Un panel de tres jueces del 5° Distrito del Tribunal de Apelaciones de Nueva Orleans escuchó los argumentos el 10 de octubre de quienes defienden levantar el veto al programa que protege a los dreamers de ser expulsados. A las puertas del tribunal unas 200 personas se manifestaron al grito de “Home is here” (éste es mi hogar). El programa fue paralizado en septiembre de 2023 por el juez Andrew S. Hanen, quien ya en 2021 lo había declarado “ilegal”. Si el panel reafirma su “ilegalidad” el caso acabaría en el Tribunal Supremo, donde los jueces conservadores son mayoría y donde la protección de más de medio millón de personas que llegaron al país de niños hace décadas podría eliminarse, dando vía libre a su deportación.
‘Ya no podemos hacer planes’
Gabriela Justo es una de los afectados. “Al quitar DACA no hay muchas opciones. Si regresamos a nuestros países no sabríamos donde ir, llevamos muchos años fuera”, admite. Esta mexicana de nacimiento lleva la mitad de sus 31 años en Estados Unidos. Vive en Atlanta y trabaja como asistente de médico. Es a lo que pudo llegar por ser indocumentada. “Empecé la carrera de medicina, pero no podía pagarla y por la falta de papeles de mi familia no pude acceder a una beca”, cuenta. Justo cruzó la frontera con sus padres con la ayuda de coyotes, y tiene vivo el recuerdo del traumático viaje a pie, en el que se dislocó la rodilla y su padre tuvo que recolocar. Su novio también era beneficiario de DACA, pero no pudo renovarlo por no tener los 500 dólares que hay que abonar cada dos años. Entre los dos empezaron un pequeño negocio de joyería, pero los reveses judiciales dejan en el aire futuros planes. “Desde que llegamos hemos trabajado, pagado impuestos, seguido las reglas. Nuestro plan era tener un futuro mejor. Ahora ya no podemos hacer planes”, admite.

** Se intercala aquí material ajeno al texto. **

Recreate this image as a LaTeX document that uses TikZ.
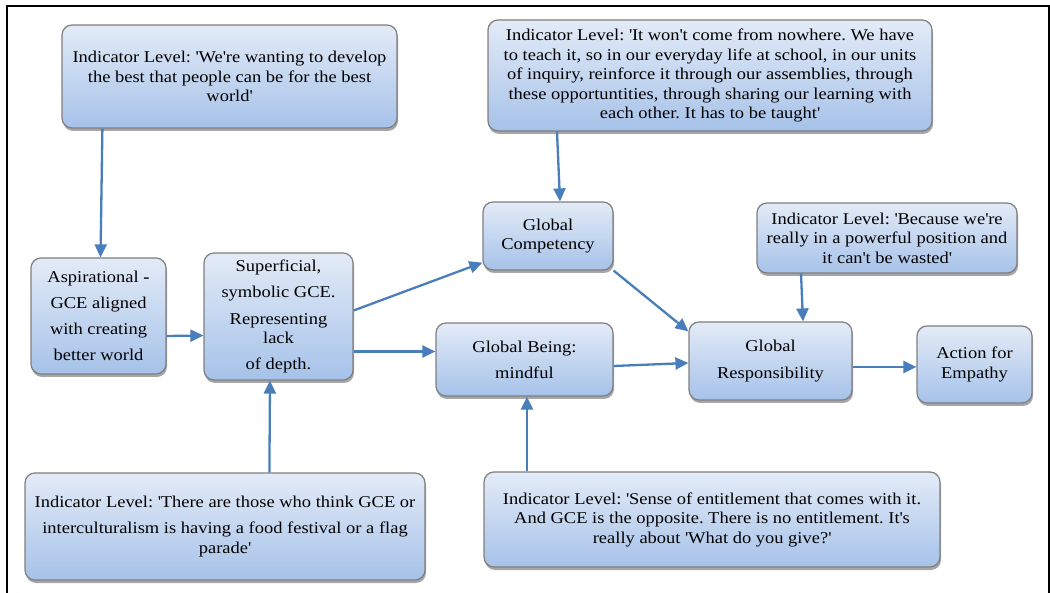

Mientras los tribunales deciden el futuro de medio millón de personas sujetas a DACA y otro medio millón de beneficiarios del programa Manteniendo a las Familias Unidas, los afectados y sus familiares no se rinden. Rian Villalobos lanza un mensaje: “Estamos aquí. Somos muchos. Estamos organizados. Tenemos redes, tenemos recursos, tenemos voces, votamos. Nos negamos a vivir con miedo y, como cualquier otro estadounidense, nunca toleraremos ataques a nuestras familias”.